▸ **Your objective**: Quote the data below in full, minus the images.

START Recorded data

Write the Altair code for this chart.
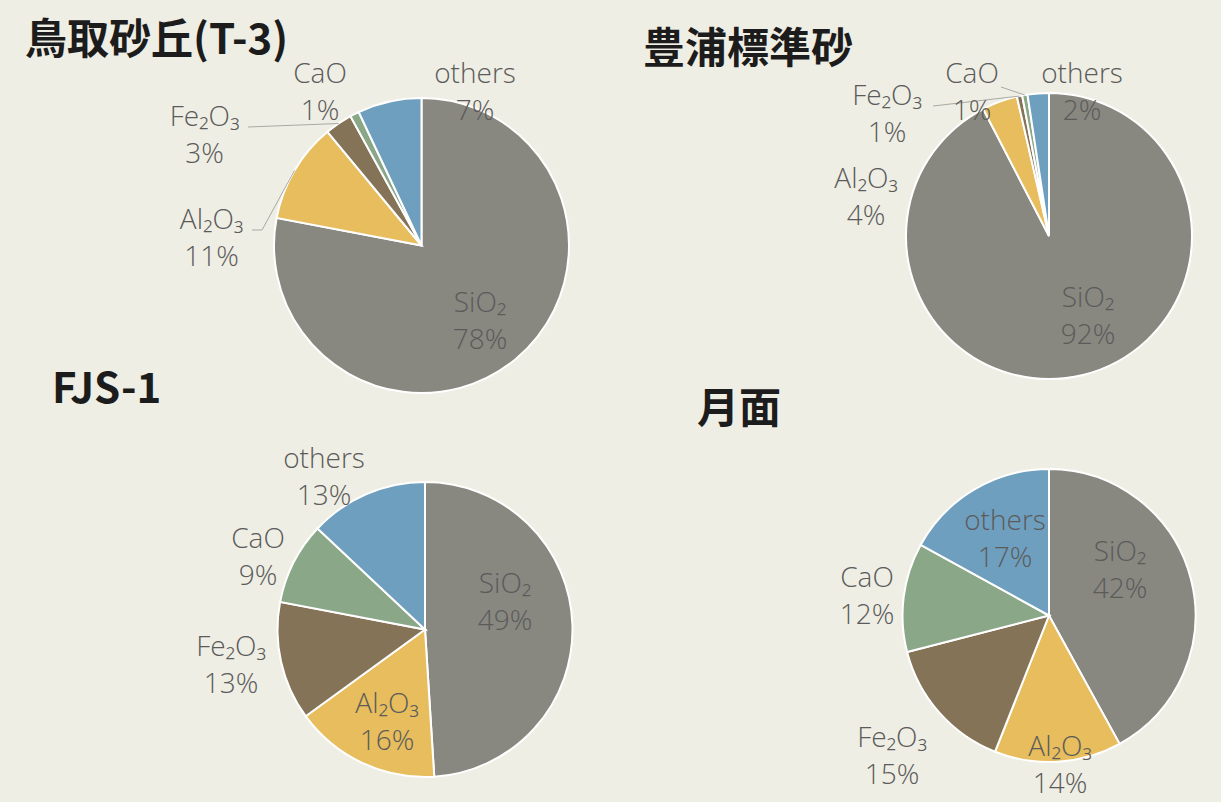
import math
import altair as alt
import pandas as pd

# ---------------- data ----------------
SAMPLES = ["鳥取砂丘(T-3)", "豊浦標準砂", "FJS-1", "月面"]
COMPONENTS = ["SiO₂", "Al₂O₃", "Fe₂O₃", "CaO", "others"]
T3 = [78, 11, 3, 1, 7]
TOYOURA = [92.3, 4.0, 0.6, 0.6, 2.4]
FJS1 = [49, 16, 13, 9, 13]
LUNAR = [42, 14, 15, 12, 17]
VALUES = {SAMPLES[0]: T3, SAMPLES[1]: TOYOURA, SAMPLES[2]: FJS1, SAMPLES[3]: LUNAR}

COLORS = ["#888881", "#e7bd5d", "#857358", "#8aa888", "#6f9fbf"]

# ---------------- layout ----------------
W, H = 1221, 802
BG = "#efeee4"
LINE_H = 37
PIES = {  # centre x, centre y, radius (px)
    SAMPLES[0]: (421.5, 245.5, 147.5),
    SAMPLES[1]: (1049, 236, 143),
    SAMPLES[2]: (425, 629.5, 147.5),
    SAMPLES[3]: (1049, 615.5, 146.5),
}
TITLE_POS = {
    SAMPLES[0]: (25, 41),
    SAMPLES[1]: (643, 50),
    SAMPLES[2]: (52, 390),
    SAMPLES[3]: (697, 410),
}
# label block centre, offset from pie centre (px)
LABEL_OFFSETS = {
    SAMPLES[0]: [(58.5, 76.5), (-210, -6.5), (-217, -109.5), (-101.5, -152.5), (53.5, -152.5)],
    SAMPLES[1]: [(39, 81), (-183, -38), (-162, -121), (-77, -143), (33, -143)],
    SAMPLES[2]: [(80, -26.5), (-38, 93.5), (-194, 36.5), (-167, -71.5), (-101, -151.5)],
    SAMPLES[3]: [(71, -44.5), (11, 150.5), (-157, 141.5), (-182, -18.5), (-44, -75.5)],
}
# leader lines: label-side points (px); the slice end is derived from the data
LEADERS = [
    (SAMPLES[0], "Al₂O₃", [(252, 230), (262, 230)]),
    (SAMPLES[0], "Fe₂O₃", [(248, 127)]),
    (SAMPLES[1], "Fe₂O₃", [(933, 106)]),
    (SAMPLES[1], "CaO", [(1001, 87)]),
]

# ---------------- tables ----------------
slice_rows, label_rows = [], []
for s in SAMPLES:
    cx, cy, r = PIES[s]
    for i, (c, v) in enumerate(zip(COMPONENTS, VALUES[s])):
        slice_rows.append({"sample": s, "component": c, "idx": i, "pct": v})
        dx, dy = LABEL_OFFSETS[s][i]
        label_rows.append({
            "sample": s, "component": c,
            "text": f"{c}\n{round(v):.0f}%",
            "lx": cx + dx, "ly": cy + dy - LINE_H / 2,  # first line sits half a line above the block centre
        })
slices = pd.DataFrame(slice_rows)
labels = pd.DataFrame(label_rows)

leader_rows = []
for lid, (s, comp, pts) in enumerate(LEADERS):
    cx, cy, r = PIES[s]
    vals = VALUES[s]
    k = COMPONENTS.index(comp)
    total = sum(vals)
    mid = (sum(vals[:k]) + vals[k] / 2) / total * 2 * math.pi
    rim = (cx + r * math.sin(mid), cy - r * math.cos(mid))
    for j, (x, y) in enumerate(pts + [rim]):
        leader_rows.append({"lid": lid, "pt": j, "x": x, "y": y})
leaders = pd.DataFrame(leader_rows)

titles = pd.DataFrame({
    "title": SAMPLES,
    "tx": [TITLE_POS[s][0] for s in SAMPLES],
    "ty": [TITLE_POS[s][1] for s in SAMPLES],
})

color = alt.Color("component:N", scale=alt.Scale(domain=COMPONENTS, range=COLORS), legend=None)

layers = []
for s in SAMPLES:
    cx, cy, r = PIES[s]
    pie = (
        alt.Chart(slices)
        .transform_filter(alt.datum.sample == s)
        .mark_arc(outerRadius=r, stroke="white", strokeWidth=2)
        .encode(
            x=alt.value(cx),
            y=alt.value(cy),
            theta=alt.Theta("pct:Q", stack=True),
            color=color,
            order=alt.Order("idx:Q"),
        )
    )
    layers.append(pie)

leader_layer = (
    alt.Chart(leaders)
    .mark_line(color="#a9a9a4", strokeWidth=1)
    .encode(
        x=alt.X("x:Q", scale=None),
        y=alt.Y("y:Q", scale=None),
        detail="lid:N",
        order="pt:Q",
    )
)

label_layer = (
    alt.Chart(labels)
    .mark_text(
        lineBreak="\n", align="center", baseline="middle",
        font="Open Sans", fontSize=28, fontWeight=300, lineHeight=LINE_H, color="#5b5b5b",
    )
    .encode(
        x=alt.X("lx:Q", scale=None),
        y=alt.Y("ly:Q", scale=None),
        text="text:N",
    )
)

title_layer = (
    alt.Chart(titles)
    .mark_text(
        align="left", baseline="middle",
        font="Noto Sans CJK JP", fontSize=42, fontWeight="bold", color="#1c1c1c",
    )
    .encode(
        x=alt.X("tx:Q", scale=None),
        y=alt.Y("ty:Q", scale=None),
        text="title:N",
    )
)

chart = (
    alt.layer(*layers, leader_layer, label_layer, title_layer)
    .resolve_scale(theta="independent")
    .properties(width=W, height=H, autosize=alt.AutoSizeParams(type="none"), padding=0, background=BG)
    .configure_view(stroke=None)
)

chart.save("out.html", embed_options={"renderer": "svg", "actions": False})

END Recorded data

▸ **Final result**:
Write the Altair code for this chart.
import math
import altair as alt
import pandas as pd

# ---------------- data ----------------
SAMPLES = ["鳥取砂丘(T-3)", "豊浦標準砂", "FJS-1", "月面"]
COMPONENTS = ["SiO₂", "Al₂O₃", "Fe₂O₃", "CaO", "others"]
T3 = [78, 11, 3, 1, 7]
TOYOURA = [92.3, 4.0, 0.6, 0.6, 2.4]
FJS1 = [49, 16, 13, 9, 13]
LUNAR = [42, 14, 15, 12, 17]
VALUES = {SAMPLES[0]: T3, SAMPLES[1]: TOYOURA, SAMPLES[2]: FJS1, SAMPLES[3]: LUNAR}

COLORS = ["#888881", "#e7bd5d", "#857358", "#8aa888", "#6f9fbf"]

# ---------------- layout ----------------
W, H = 1221, 802
BG = "#efeee4"
LINE_H = 37
PIES = {  # centre x, centre y, radius (px)
    SAMPLES[0]: (421.5, 245.5, 147.5),
    SAMPLES[1]: (1049, 236, 143),
    SAMPLES[2]: (425, 629.5, 147.5),
    SAMPLES[3]: (1049, 615.5, 146.5),
}
TITLE_POS = {
    SAMPLES[0]: (25, 41),
    SAMPLES[1]: (643, 50),
    SAMPLES[2]: (52, 390),
    SAMPLES[3]: (697, 410),
}
# label block centre, offset from pie centre (px)
LABEL_OFFSETS = {
    SAMPLES[0]: [(58.5, 76.5), (-210, -6.5), (-217, -109.5), (-101.5, -152.5), (53.5, -152.5)],
    SAMPLES[1]: [(39, 81), (-183, -38), (-162, -121), (-77, -143), (33, -143)],
    SAMPLES[2]: [(80, -26.5), (-38, 93.5), (-194, 36.5), (-167, -71.5), (-101, -151.5)],
    SAMPLES[3]: [(71, -44.5), (11, 150.5), (-157, 141.5), (-182, -18.5), (-44, -75.5)],
}
# leader lines: label-side points (px); the slice end is derived from the data
LEADERS = [
    (SAMPLES[0], "Al₂O₃", [(252, 230), (262, 230)]),
    (SAMPLES[0], "Fe₂O₃", [(248, 127)]),
    (SAMPLES[1], "Fe₂O₃", [(933, 106)]),
    (SAMPLES[1], "CaO", [(1001, 87)]),
]

# ---------------- tables ----------------
slice_rows, label_rows = [], []
for s in SAMPLES:
    cx, cy, r = PIES[s]
    for i, (c, v) in enumerate(zip(COMPONENTS, VALUES[s])):
        slice_rows.append({"sample": s, "component": c, "idx": i, "pct": v})
        dx, dy = LABEL_OFFSETS[s][i]
        label_rows.append({
            "sample": s, "component": c,
            "text": f"{c}\n{round(v):.0f}%",
            "lx": cx + dx, "ly": cy + dy - LINE_H / 2,  # first line sits half a line above the block centre
        })
slices = pd.DataFrame(slice_rows)
labels = pd.DataFrame(label_rows)

leader_rows = []
for lid, (s, comp, pts) in enumerate(LEADERS):
    cx, cy, r = PIES[s]
    vals = VALUES[s]
    k = COMPONENTS.index(comp)
    total = sum(vals)
    mid = (sum(vals[:k]) + vals[k] / 2) / total * 2 * math.pi
    rim = (cx + r * math.sin(mid), cy - r * math.cos(mid))
    for j, (x, y) in enumerate(pts + [rim]):
        leader_rows.append({"lid": lid, "pt": j, "x": x, "y": y})
leaders = pd.DataFrame(leader_rows)

titles = pd.DataFrame({
    "title": SAMPLES,
    "tx": [TITLE_POS[s][0] for s in SAMPLES],
    "ty": [TITLE_POS[s][1] for s in SAMPLES],
})

color = alt.Color("component:N", scale=alt.Scale(domain=COMPONENTS, range=COLORS), legend=None)

layers = []
for s in SAMPLES:
    cx, cy, r = PIES[s]
    pie = (
        alt.Chart(slices)
        .transform_filter(alt.datum.sample == s)
        .mark_arc(outerRadius=r, stroke="white", strokeWidth=2)
        .encode(
            x=alt.value(cx),
            y=alt.value(cy),
            theta=alt.Theta("pct:Q", stack=True),
            color=color,
            order=alt.Order("idx:Q"),
        )
    )
    layers.append(pie)

leader_layer = (
    alt.Chart(leaders)
    .mark_line(color="#a9a9a4", strokeWidth=1)
    .encode(
        x=alt.X("x:Q", scale=None),
        y=alt.Y("y:Q", scale=None),
        detail="lid:N",
        order="pt:Q",
    )
)

label_layer = (
    alt.Chart(labels)
    .mark_text(
        lineBreak="\n", align="center", baseline="middle",
        font="Open Sans", fontSize=28, fontWeight=300, lineHeight=LINE_H, color="#5b5b5b",
    )
    .encode(
        x=alt.X("lx:Q", scale=None),
        y=alt.Y("ly:Q", scale=None),
        text="text:N",
    )
)

title_layer = (
    alt.Chart(titles)
    .mark_text(
        align="left", baseline="middle",
        font="Noto Sans CJK JP", fontSize=42, fontWeight="bold", color="#1c1c1c",
    )
    .encode(
        x=alt.X("tx:Q", scale=None),
        y=alt.Y("ty:Q", scale=None),
        text="title:N",
    )
)

chart = (
    alt.layer(*layers, leader_layer, label_layer, title_layer)
    .resolve_scale(theta="independent")
    .properties(width=W, height=H, autosize=alt.AutoSizeParams(type="none"), padding=0, background=BG)
    .configure_view(stroke=None)
)

chart.save("out.html", embed_options={"renderer": "svg", "actions": False})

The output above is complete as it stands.